My dad had a crooked front tooth and he was high-strung, nervous and impatient. Like yours truly. Mom had a passion for cooking. She developed osteoporosis and a belly as she aged, both, alas, replicated in me. She once tried to teach me belly dancing, which she performed quite creditably, but only in front of other females or me. Unfortunately I didn’t inherit that talent but I have passed on the cooking gene to another generation.
Her brother, my uncle, hired a belly dancer to entertain the guests at his daughter’s wedding, shocking the Indian groom’s parents, just in from Mumbai.
We speak or spoke Ladino, the language of the Spanish Jews. In California, you hear a lot of Spanish and many street signs and town names are Spanish. We had the east coast and the west coast and felt at home in both. My father and his brothers divided up the country between them. Our culture of superstition entered the modern era via Hollywood, a place of make-believe. We had a rich fantasy life outside of the movies. My brother believed we were descended from Christopher Columbus. After the Inquisition expelled us from Spain we kept the language.
I did see an auto da fé but that was in the opera Don Carlo. My parents were distant relatives. Their common ancestor was Elijah de Vidas. Tainted blood? Am I infected?
Great news! The Spanish government has issued a declaration that confers Spanish citizenship on the descendants of Jews who were expelled from Spain in 1492. Restitution. The law of return for us. Hola! Mi pais. Donde esta … (I’m a little rusty.) But stand in the Plaza Maimonides in Cordova, as I did, where there is a statue of the sage. I felt the vibe, the link, the familiarity of the place. Or did I want to feel all that and did I just talk myself into it? They say that some people who visit Jerusalem experience a kind of madness, a mystic seizure.
I could get dual citizenship. Part of me Spanish, part American. A lovely symmetry … if I decide to go through with it.
Author's Comment
I never paid much attention to how my family history affected me until recently – part of a growing urge to impose order on messy reality. But the family stories and events refused to conform to a pattern. My life was a mixture of discordant and conflicting elements, so I just allowed myself to skip from one subject to another in what I hope was a logical fashion. That was the only approach that seemed to make sense.
I am so moved and delighted by this story GLoria!
ALso I am forwarding it to my daughter Katrina who studied in CORdoba and lived
right opposite the Juderia(Jewish Quarter) Did you also know that in Cordoba and most of Spain
the word for String Bean is judia verde
your play/work /genius in my opinion with SYmmetry and memory and mystery in your memoir
reflects strikingly with the complicated history of Sephardi (what the Spanish Jews were called before they
were forced out of Spain in 1492!
Now there is no Jewish Community in Cordoba — But it would be so amazing to visit CORdoba again and spend time in the Juderia.

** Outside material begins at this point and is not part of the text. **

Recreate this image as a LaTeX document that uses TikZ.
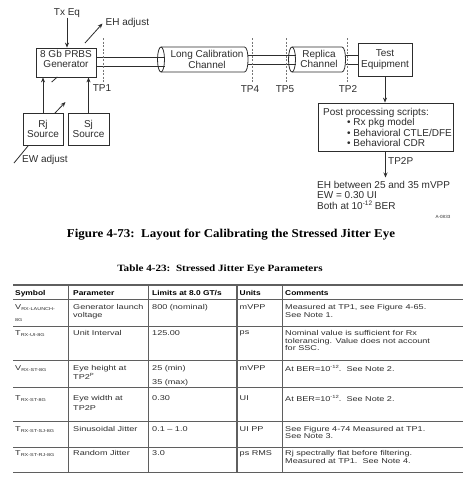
\documentclass[tikz,border=0pt]{standalone}
\usepackage{fontspec}
\usepackage{graphicx}
\setmainfont{Liberation Sans}
\newfontfamily\tabfont[FakeStretch=1.3]{Liberation Sans}
\newfontfamily\capserif{Liberation Serif}
\usetikzlibrary{arrows.meta}
\newcommand\mysub[1]{\raisebox{-1.3pt}{\fontsize{4.2}{4.5}\selectfont #1}}
\newcommand\mysup[1]{\raisebox{3pt}{\fontsize{4.5}{4.5}\selectfont #1}}
\newcommand\hdtext[1]{\scalebox{1.2}[1]{\rmfamily\bfseries\fontsize{7}{7.5}\selectfont #1}}
\definecolor{inkc}{RGB}{45,45,45}
\definecolor{rulec}{RGB}{95,95,95}
\begin{document}
\begin{tikzpicture}[x=1pt,y=-1pt,
  box/.style={draw=inkc, line width=0.8pt, inner sep=0pt, align=center, text=inkc, font=\fontsize{10}{10.5}\selectfont},
  lbl/.style={inner sep=0pt, text=inkc, font=\fontsize{10}{10.5}\selectfont},
  ink/.style={draw=inkc, line width=0.8pt},
  arr/.style={draw=inkc, line width=0.8pt, -{Stealth[length=5pt,width=4pt]}},
  tpline/.style={draw=inkc!65, line width=0.7pt, dash pattern=on 2pt off 1.5pt},
  cell/.style={anchor=north west, inner sep=0pt, align=left, text=inkc, font=\tabfont\fontsize{7}{7.5}\selectfont},
  hcell/.style={anchor=north west, inner sep=0pt, text=black},
  hrule/.style={draw=rulec, line width=0.8pt},
  vrule/.style={draw=rulec, line width=0.8pt}]
\useasboundingbox (0,0) rectangle (467,480);
\fill[white] (0,0) rectangle (467,480);

% ---------------- diagram ----------------
\node[box, minimum width=60pt, minimum height=29pt] (gen) at (66,62.5) {};
\node[lbl, align=center] (gentxt) at (66,59) {8 Gb PRBS\\Generator};
\node[box, minimum width=40pt, minimum height=32pt] (rj) at (43,129) {Rj\\Source};
\node[box, minimum width=41pt, minimum height=32pt] (sj) at (88.5,129) {Sj\\Source};
\node[box, minimum width=54pt, minimum height=33pt] (te) at (385,59.5) {Test\\Equipment};
\node[box, minimum width=135pt, minimum height=48pt] (post) at (385.5,127) {};

\node[lbl] (txeq) at (67,13) {Tx Eq};
\node[lbl, anchor=west] (eh) at (105.5,23) {EH adjust};
\node[lbl, anchor=west] (ew) at (22,160) {EW adjust};

\draw[arr] (txeq.south) -- (txeq.south |- gen.north);
\coordinate (ehs) at (85,43);
\coordinate (eht) at (102.5,23.5);
\draw[arr] (ehs) -- (eht);
\draw[arr] (rj.north) -- (rj.north |- gen.south);
\draw[arr] (sj.north) -- (sj.north |- gen.south);
\coordinate (ticka) at (51.7,82);
\coordinate (tickb) at (57.3,77);
\draw[ink] (ticka) -- (tickb);
\coordinate (rja) at (55,113);
\coordinate (rjb) at (65.5,102);
\draw[arr] (rja) -- (rjb);
\coordinate (ewa) at (28,146);
\coordinate (ewb) at (14,163);
\draw[ink] (ewa) -- (ewb);

% long calibration channel cylinder
\coordinate (lcl) at (161,59.5);
\coordinate (lcr) at (244.5,59.5);
\draw[ink] (161,47) -- (244.5,47) .. controls (249.2,47) and (249.2,72) .. (244.5,72) -- (161,72);
\draw[ink] (lcl) ellipse [x radius=3.5pt, y radius=12.5pt];
\node[lbl, align=center] (lcc) at (207,59.5) {Long Calibration\\Channel};
% replica channel cylinder
\coordinate (rcl) at (292,59.5);
\coordinate (rcr) at (342,59.5);
\draw[ink] (292,47) -- (342,47) .. controls (346.7,47) and (346.7,72) .. (342,72) -- (292,72);
\draw[ink] (rcl) ellipse [x radius=3.5pt, y radius=12.5pt];
\node[lbl, align=center] (rcc) at (319,59) {Replica\\Channel};

% signal pairs
\draw[ink] (gen.east |- 0,57.5) -- (164.5,57.5);
\draw[ink] (gen.east |- 0,66.3) -- (164.5,66.3);
\draw[ink] (248,55.8) -- (295.5,55.8);
\draw[ink] (248,64.6) -- (295.5,64.6);
\draw[ink] (345.5,55) -- (te.west |- 0,55);
\draw[ink] (345.5,64) -- (te.west |- 0,64);

% test points
\draw[tpline] (103,38) -- (103,82);
\draw[tpline] (252,38) -- (252,82);
\draw[tpline] (286,38) -- (286,82);
\draw[tpline] (347.5,38) -- (347.5,82);
\node[lbl] (tp1) at (102,88.5) {TP1};
\node[lbl] (tp4) at (250,89) {TP4};
\node[lbl] (tp5) at (285,89) {TP5};
\node[lbl] (tp2) at (348,89) {TP2};

% post processing
\draw[arr] (te.south) -- (te.south |- post.north);
\node[lbl, anchor=west] (pp) at (323,112.5) {Post processing scripts:};
\node[lbl, anchor=west] (b1) at (347,123) {\textbullet\ Rx pkg model};
\node[lbl, anchor=west] (b2) at (347,133) {\textbullet\ Behavioral CTLE/DFE};
\node[lbl, anchor=west] (b3) at (347,143) {\textbullet\ Behavioral CDR};
\coordinate (res) at (385.5,177.5);
\draw[arr] (post.south) -- (res);
\node[lbl, anchor=west] (tp2p) at (388,161) {TP2P};
\node[lbl, anchor=west] (r1) at (317,185) {EH between 25 and 35 mVPP};
\node[lbl, anchor=west] (r2) at (317,195) {EW = 0.30 UI};
\node[lbl, anchor=west] (r3) at (317,205.5) {Both at 10\raisebox{3.5pt}{\fontsize{6.5}{7}\selectfont -12} BER};
\node[inner sep=0pt, text=inkc, font=\fontsize{4.5}{5}\selectfont] (code) at (443,217) {A-0833};

% captions
\node[inner sep=0pt, text=black] (figcap) at (231,234.5) {\scalebox{1.08}[1]{\capserif\bfseries\fontsize{12}{13}\selectfont Figure 4-73:\ \ Layout for Calibrating the Stressed Jitter Eye}};
\node[inner sep=0pt, text=black] (tabcap) at (220,269.5) {\scalebox{1.16}[1]{\capserif\bfseries\fontsize{9.6}{10}\selectfont Table 4-23:\ \ Stressed Jitter Eye Parameters}};

% ---------------- table ----------------
\draw[draw=rulec, line width=1.3pt] (13,285) -- (463,285);
\foreach \yy in {299,326,360,387,421,447,472} {\draw[hrule] (13,\yy) -- (463,\yy);}
\foreach \xx in {68,148,282} {\draw[vrule] (\xx,285) -- (\xx,472);}
\draw[draw=rulec, line width=1.3pt] (237,285) -- (237,472);

% header
\node[hcell] (h1) at (15,290.4) {\hdtext{Symbol}};
\node[hcell] (h2) at (73,290.4) {\hdtext{Parameter}};
\node[hcell] (h3) at (152,290.4) {\hdtext{Limits at 8.0 GT/s}};
\node[hcell] (h4) at (239.5,290.4) {\hdtext{Units}};
\node[hcell] (h5) at (285,290.4) {\hdtext{Comments}};

% row 1
\node[cell] (s1) at (15,304.4) {V\mysub{RX-LAUNCH-}};
\node[cell, font=\tabfont\fontsize{4.2}{4.5}\selectfont] (s1b) at (15,318.5) {8G};
\node[cell] (p1) at (73,304.4) {Generator launch\\voltage};
\node[cell] (l1) at (152,304.4) {800 (nominal)};
\node[cell] (u1) at (239.5,304.4) {mVPP};
\node[cell] (c1) at (285,304.4) {Measured at TP1, see Figure 4-65.\\See Note 1.};
% row 2
\node[cell] (s2) at (15,330.4) {T\mysub{RX-UI-8G}};
\node[cell] (p2) at (73,330.4) {Unit Interval};
\node[cell] (l2) at (152,330.4) {125.00};
\node[cell] (u2) at (239.5,330.4) {ps};
\node[cell] (c2) at (285,330.4) {Nominal value is sufficient for Rx\\tolerancing. Value does not account\\for SSC.};
% row 3
\node[cell] (s3) at (15,365.4) {V\mysub{RX-ST-8G}};
\node[cell] (p3) at (73,365.4) {Eye height at\\TP2\mysup{P}};
\node[cell] (l3) at (152,365.4) {25 (min)};
\node[cell] (l3b) at (152,379.4) {35 (max)};
\node[cell] (u3) at (239.5,365.4) {mVPP};
\node[cell] (c3) at (285,365.4) {At BER=10\mysup{-12}.\ \ See Note 2.};
% row 4
\node[cell] (s4) at (15,395.4) {T\mysub{RX-ST-8G}};
\node[cell, font=\tabfont\fontsize{7}{9.5}\selectfont] (p4) at (73,395.4) {Eye width at\\TP2P};
\node[cell] (l4) at (152,395.4) {0.30};
\node[cell] (u4) at (239.5,395.4) {UI};
\node[cell] (c4) at (285,395.4) {At BER=10\mysup{-12}.\ \ See Note 2.};
% row 5
\node[cell] (s5) at (15,426.4) {T\mysub{RX-ST-SJ-8G}};
\node[cell] (p5) at (73,426.4) {Sinusoidal Jitter};
\node[cell] (l5) at (152,426.4) {0.1 – 1.0};
\node[cell] (u5) at (239.5,426.4) {UI PP};
\node[cell, font=\tabfont\fontsize{7}{6.8}\selectfont] (c5) at (285,426.4) {See Figure 4-74 Measured at TP1.\\See Note 3.};
% row 6
\node[cell] (s6) at (15,450.6) {T\mysub{RX-ST-RJ-8G}};
\node[cell] (p6) at (73,450.6) {Random Jitter};
\node[cell] (l6) at (152,450.6) {3.0};
\node[cell] (u6) at (239.5,450.6) {ps RMS};
\node[cell] (c6) at (285,450.6) {Rj spectrally flat before filtering.\\Measured at TP1.\ \ See Note 4.};
\end{tikzpicture}
\end{document}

THank you for your wonderful writing.
What a colorful history. Thanks for expanding my mind and cultural awareness!
Gloria Kirchheimer, you are a delightful witch. How exciting to follow but never trap you. A wonderful story. Or is it a fable?
A bouncy delight. Great title.
A truly delightful read…the way all geneology should be written, with warmth and wit.
How delicious these memories and family lore! I admire how they are spelled out here– enchantingly. Kirchheimer knows
the magic of telling. Cheers!
Gloria, this memoir is fascinating; we loved it. Thank you so much for letting us hear about your family and its beliefs, superstitions and gender roles. We want to sit at your feet while you
Spin your family tales. Don’t leave for Spain until you’ve given us this gift.